Merge vs. Squash vs. Rebase — when and how to use each

Aug 30, 2019

In this post, I want to discuss the differences between three common Git merge strategies: Merge, Squash and merge, and Rebase and merge. I briefly touched on these in a previous post about Git basics, but this time I’ll go into more detail.

All three strategies share the same goal of merging branches, but the way commit history gets recorded differs depending on which one you choose.

These three strategies are supported by both GitHub and Atlassian’s Bitbucket — which speaks to how important it is to be able to choose how your commit history is preserved when merging.

GitHub lets you choose a merge strategy when merging a Pull Request.

Bitbucket lets you set a default merge strategy in repository settings.

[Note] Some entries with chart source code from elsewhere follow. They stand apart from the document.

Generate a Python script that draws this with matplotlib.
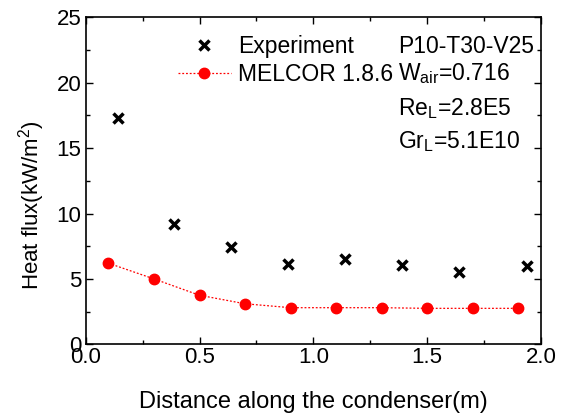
import matplotlib
matplotlib.use("Agg")
import matplotlib.pyplot as plt
from matplotlib.ticker import MultipleLocator, FormatStrFormatter
from matplotlib.lines import Line2D

plt.rcParams['font.family'] = ['Liberation Sans', 'DejaVu Sans']
plt.rcParams['mathtext.fontset'] = 'custom'
plt.rcParams['mathtext.rm'] = 'Liberation Sans'
plt.rcParams['mathtext.it'] = 'Liberation Sans'

exp_x = [0.14, 0.39, 0.64, 0.89, 1.14, 1.39, 1.64, 1.94]
exp_y = [17.3, 9.2, 7.45, 6.15, 6.5, 6.05, 5.55, 5.95]
mel_x = [0.1, 0.3, 0.5, 0.7, 0.9, 1.1, 1.3, 1.5, 1.7, 1.9]
mel_y = [6.2, 5.0, 3.75, 3.1, 2.8, 2.8, 2.8, 2.75, 2.75, 2.75]

fig = plt.figure(figsize=(5.66, 4.17), dpi=100)
ax = fig.add_axes([0.1514, 0.1743, 0.9558 - 0.1514, 0.9585 - 0.1743])

ax.plot(exp_x, exp_y, linestyle='none', marker='x', color='black',
        markersize=7, markeredgewidth=2.5)
ax.plot(mel_x, mel_y, linestyle=(0, (1.5, 1.5)), color='red', linewidth=0.9,
        marker='o', markersize=7.5, markerfacecolor='red', markeredgecolor='red')

ax.set_xlim(0, 2.0)
ax.set_ylim(0, 25)
ax.xaxis.set_major_locator(MultipleLocator(0.5))
ax.xaxis.set_minor_locator(MultipleLocator(0.25))
ax.yaxis.set_major_locator(MultipleLocator(5))
ax.yaxis.set_minor_locator(MultipleLocator(2.5))
ax.xaxis.set_major_formatter(FormatStrFormatter('%.1f'))
ax.tick_params(which='both', direction='in', top=True, right=True,
               labelsize=16, width=1.0)
ax.tick_params(which='major', length=5)
ax.tick_params(which='minor', length=3)
ax.tick_params(axis='x', which='major', pad=2)
ax.tick_params(axis='y', which='major', pad=3)
for s in ax.spines.values():
    s.set_linewidth(1.2)

ax.set_xlabel('Distance along the condenser(m)', fontsize=17)
ax.xaxis.set_label_coords(0.5, -0.143)
ax.set_ylabel('Heat flux(kW/m$^{2}$)', fontsize=16)
ax.yaxis.set_label_coords(-0.085, 0.425)

handles = [
    Line2D([], [], linestyle='none', marker='x', color='black',
           markersize=7, markeredgewidth=2.5),
    Line2D([], [], linestyle=(0, (1.5, 1.5)), color='red', linewidth=0.9,
           marker='o', markersize=7.5, markerfacecolor='red', markeredgecolor='red'),
]
leg = ax.legend(handles, ['Experiment', 'MELCOR 1.8.6'], loc='upper left',
                bbox_to_anchor=(0.203, 0.945), frameon=False, fontsize=16.5,
                handlelength=2.3, handletextpad=0.3, labelspacing=0.2,
                borderaxespad=0, borderpad=0)

tx = 0.687
fs = 16.5
ax.text(tx, 0.890, 'P10-T30-V25', transform=ax.transAxes, fontsize=fs, va='baseline')
ax.text(tx, 0.808, r'W$_{\mathrm{air}}$=0.716', transform=ax.transAxes, fontsize=fs, va='baseline')
ax.text(tx, 0.701, r'Re$_{\mathrm{L}}$=2.8E5', transform=ax.transAxes, fontsize=fs, va='baseline')
ax.text(tx, 0.599, r'Gr$_{\mathrm{L}}$=5.1E10', transform=ax.transAxes, fontsize=fs, va='baseline')

fig.savefig('out.png', dpi=100)
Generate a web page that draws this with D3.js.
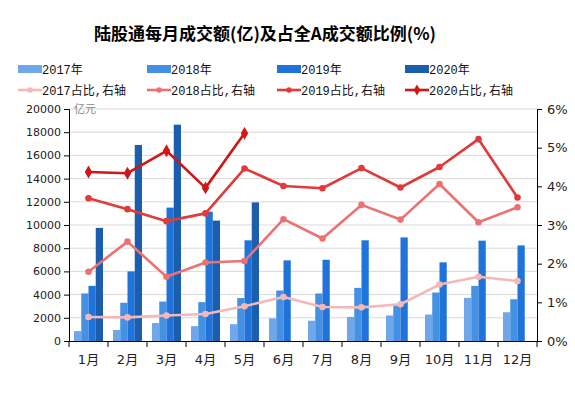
<!DOCTYPE html>
<meta charset="utf-8">
<body style="margin:0;background:#fff">
<div id="chart"></div>
</body>
<script src="https://d3js.org/d3.v7.min.js"></script>
<style>
  body { font-family: "DejaVu Sans", sans-serif; }
  .grid line { stroke: #d9d9d9; }
  .axis text { font-family: "DejaVu Sans", sans-serif; font-size: 11px; fill: #222; }
  .axis path, .axis line { stroke: #000; }
  .legend text { font-family: "Liberation Mono", "Noto Sans CJK SC", monospace; font-size: 12px; fill: #111; }
</style>
<script>
var months = ["1月","2月","3月","4月","5月","6月","7月","8月","9月","10月","11月","12月"];
var years = ["2017","2018","2019","2020"];

// 成交额(亿元)
var v2017 = [850, 950, 1550, 1280, 1450, 1950, 1750, 2080, 2200, 2280, 3720, 2480];
var v2018 = [4100, 3300, 3400, 3350, 3700, 4350, 4100, 4580, 3100, 4180, 4750, 3600];
var v2019 = [4750, 6000, 11500, 11150, 8680, 6950, 7000, 8680, 8930, 6780, 8650, 8240];
var v2020 = [9750, 16900, 18650, 10380, 11950];

// 占全A成交额比例(%)
var p2017 = [0.62, 0.61, 0.66, 0.70, 0.90, 1.14, 0.88, 0.87, 0.95, 1.46, 1.66, 1.55];
var p2018 = [1.79, 2.57, 1.66, 2.03, 2.07, 3.15, 2.65, 3.52, 3.14, 4.06, 3.07, 3.46];
var p2019 = [3.69, 3.41, 3.10, 3.30, 4.46, 4.01, 3.95, 4.47, 3.97, 4.50, 5.22, 3.71];
var p2020 = [4.37, 4.34, 4.92, 3.96, 5.37];

var leftTicks = [0,2000,4000,6000,8000,10000,12000,14000,16000,18000,20000];
var rightTicks = [0,1,2,3,4,5,6];

var barColors = ["#6fa7ea", "#4490e2", "#1f73d9", "#1b5ead"];
var lineColors = ["#f5b8b8", "#ec7272", "#e03a3a", "#d01616"];

var W = 575, H = 393;
var svg = d3.select("#chart").append("svg")
    .attr("width", W).attr("height", H);

var mLeft = 69, mRight = 537, mTop = 109, mBottom = 341;

var x = d3.scaleBand().domain(months).range([mLeft, mRight]).padding(0);
var x1 = d3.scaleBand().domain(years).range([0, x.bandwidth()]).paddingInner(0).paddingOuter(0.69);
var y = d3.scaleLinear().domain([0, 20000]).range([mBottom, mTop]);
var y2 = d3.scaleLinear().domain([0, 6]).range([mBottom, mTop]);

// title
svg.append("text")
    .attr("x", 265).attr("y", 40)
    .attr("text-anchor", "middle")
    .style("font-family", "'Noto Sans CJK SC', sans-serif")
    .style("font-weight", "bold")
    .style("font-size", "17px")
    .text("陆股通每月成交额(亿)及占全A成交额比例(%)");

// grid
svg.append("g").attr("class", "grid")
    .selectAll("line")
    .data(leftTicks.slice(1))
    .enter().append("line")
        .attr("x1", mLeft).attr("x2", mRight)
        .attr("y1", d => y(d)).attr("y2", d => y(d));

// bars
var barSeries = [v2017, v2018, v2019, v2020];
barSeries.forEach(function(vals, i) {
    svg.append("g")
        .selectAll("rect")
        .data(vals)
        .enter().append("rect")
            .attr("x", (d, j) => x(months[j]) + x1(years[i]))
            .attr("y", d => y(d))
            .attr("width", x1.bandwidth())
            .attr("height", d => y(0) - y(d))
            .attr("fill", barColors[i]);
});

// lines
var lineSeries = [p2017, p2018, p2019, p2020];
var line = d3.line()
    .x((d, j) => x(months[j]) + x.bandwidth() / 2)
    .y(d => y2(d));

lineSeries.forEach(function(vals, i) {
    var g = svg.append("g");
    g.append("path")
        .datum(vals)
        .attr("d", line)
        .attr("fill", "none")
        .attr("stroke", lineColors[i])
        .attr("stroke-width", 2.6)
        .attr("stroke-linejoin", "round");
    g.selectAll("path.m")
        .data(vals)
        .enter().append("path")
            .attr("class", "m")
            .attr("transform", (d, j) => "translate(" + (x(months[j]) + x.bandwidth() / 2) + "," + y2(d) + ")")
            .attr("d", d3.symbol().type(i == 3 ? d3.symbolDiamond : d3.symbolCircle).size(i == 3 ? 48 : 34))
            .attr("fill", lineColors[i]);
});

// axes
svg.append("g").attr("class", "axis")
    .attr("transform", "translate(" + mLeft + ",0)")
    .call(d3.axisLeft(y).tickValues(leftTicks).tickFormat(d3.format("d")).tickSizeOuter(0).tickSize(5));

svg.append("g").attr("class", "axis")
    .attr("transform", "translate(" + mRight + ",0)")
    .call(d3.axisRight(y2).tickValues(rightTicks).tickFormat(d => d + "%").tickSizeOuter(0).tickSize(5))
    .selectAll("text").style("font-size", "13px").attr("x", 10);

var xAxis = svg.append("g").attr("class", "axis")
    .attr("transform", "translate(0," + mBottom + ")")
    .call(d3.axisBottom(x).tickSize(0).tickSizeOuter(0));
xAxis.selectAll("text")
    .attr("y", 14)
    .attr("dy", "0.71em")
    .style("font-family", "'DejaVu Sans', 'Noto Sans CJK SC', sans-serif")
    .style("font-size", "13px");
xAxis.selectAll(".sep")
    .data(months.concat(["end"]))
    .enter().append("line")
        .attr("class", "sep")
        .attr("x1", (d, j) => mLeft + j * x.step())
        .attr("x2", (d, j) => mLeft + j * x.step())
        .attr("y1", 0).attr("y2", 6)
        .attr("stroke", "#000");

// unit label
svg.append("text")
    .attr("x", mLeft + 5).attr("y", mTop + 4)
    .style("font-family", "'Noto Sans CJK SC', sans-serif")
    .style("font-size", "11px")
    .attr("fill", "#888")
    .text("亿元");

// legend
var legendX = [18, 147, 277, 405];
var legend = svg.append("g").attr("class", "legend");
years.forEach(function(yr, i) {
    legend.append("rect")
        .attr("x", legendX[i]).attr("y", 65)
        .attr("width", 24).attr("height", 8)
        .attr("fill", barColors[i]);
    legend.append("text")
        .attr("x", legendX[i] + 24).attr("y", 73.5)
        .text(yr + "年");
    legend.append("line")
        .attr("x1", legendX[i]).attr("x2", legendX[i] + 24)
        .attr("y1", 90).attr("y2", 90)
        .attr("stroke", lineColors[i]).attr("stroke-width", 2.6);
    legend.append("path")
        .attr("transform", "translate(" + (legendX[i] + 12) + ",90)")
        .attr("d", d3.symbol().type(i == 3 ? d3.symbolDiamond : d3.symbolCircle).size(i == 3 ? 36 : 24))
        .attr("fill", lineColors[i]);
    legend.append("text")
        .attr("x", legendX[i] + 24).attr("y", 94.5)
        .text(yr + "占比,右轴");
});
</script>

The merge strategy names differ slightly between GitHub and Bitbucket, but they mean the same thing. GitHub’s Create a merge commit corresponds to Bitbucket’s Merge commit, Squash and merge maps to Squash, and Rebase and merge maps to Fast forward.

Each strategy has its own pros and cons, so using them appropriately is key. For example, when using Git Flow, you might use Squash and merge when merging a feature branch into develop, and Merge when merging develop into master — flexibly combining strategies.

But to use them appropriately, you need to understand how each one actually merges branches. So let’s take a closer look at what makes these three strategies different.

Why Does Commit History Matter?

Before diving into merge strategies, let me briefly explain why Git commit history is important. The three strategies I mentioned are essentially about choosing how to record commit history when merging, so it helps to understand why developers care so much about it.

As we all know, a commit is one of Git’s fundamental building blocks. In principle, a single commit represents “one meaningful change.”

This means you should be able to look at a commit message and quickly understand what changed and why. The reason so many developers emphasize meaningful commit messages is that they want to know when and how code was modified just by reading a short message.

A collection of these commits arranged chronologically is called commit history. As the word “history” suggests, it’s literally the story of your program. There are many reasons developers say it’s important to record meaningful history, but here are two major ones.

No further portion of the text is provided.